Jarring flyers bearing the words “White Only,” a noose and a QR code are advertising Chicago artist Hyero Veney’s upcoming "Yts Only" Bucktown art show, and are not postings by white supremacists.
In an interview and on the exhibition’s website, Hyero, a 23-year-old Black artist who goes by her first name, defended the advertisement after community backlash in Hyde Park. She added that copies of the flyer have also been posted downtown and elsewhere in Chicago.
"As a Black creative, I never got the time or the place to be that creative without having racist connotations around (my work),” Hyero said. She wanted to make a “strong statement” about this with the flyers and gallery, she added, “even if it comes off as controversial."
The language and image of the noose are evocative of racist posters and other threatening imagery commonly displayed by white supremacists across the country, which have gained increasing media and popular attention in recent years. Locally, an image of a flyer on 53rd Street spread rapidly over social media, with many residents speculating that it too was the work of white supremacists.
By mid-afternoon on Wednesday, Nov. 2, many of the flyers posted around the neighborhood had been taken down and destroyed by residents.
Hyero said she is not concerned that the show's message did not translate to the sign, saying that people will read into the poster what they will.
She also pointed to her experience at Abington Senior High School in a northern suburb outside of Philadelphia. The school’s mascot, “the Galloping Ghost,” is reminiscent of a mounted klansman, and "I honestly never saw a problem with it, even though it was a blatant show of racism in my face," she said.
Of the flyers and gallery, Hyero said, "I'm not just doing it for shock value. I'm doing it to convey that strong message — whether a white person or brown person or purple person looks at it."
"Black people can't create art for art's sake, and that's why I created this show, to put that out there that we can make art for art's sake and that we're allowed to just exist, rather than live in pain all the time," Hyero wrote on the exhibition’s website. “(So) if I’m going to be considered political by default, then I will be heard even though it requires an attentive listener to comprehend it."

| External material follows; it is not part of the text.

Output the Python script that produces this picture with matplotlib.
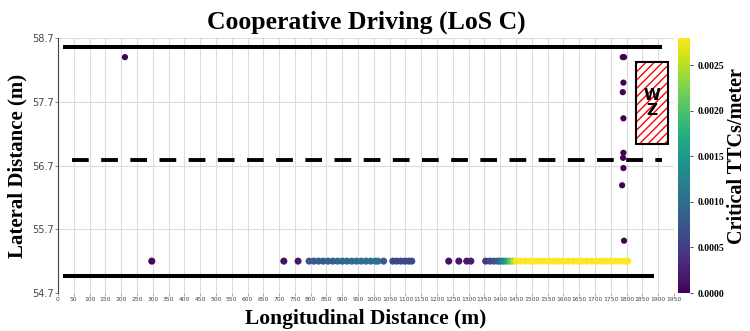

In spite of its intent as an advertisement, the provocative posters have caused anger and consternation in Hyde Park, where they were up on 53rd and 55th streets and on Harper Avenue.
One was posted outside of Can't Believe It's Not Meat, 1368½ E. 53rd St., prompting customer inquiry. Manager Shantasia Lewis figured it was just an adolescent Halloween trick and said her first response upon seeing the sign was "What the (expletive)?"
"That's literally what went through my head," she said.
Lewis added that she did not take it “as very necessary,” nor did she get as upset or angry about it as others.
"I feel like people have the right to say what they want to say… (But) it doesn't really affect me the way that maybe it would affect someone like my mom or my grandma seeing it."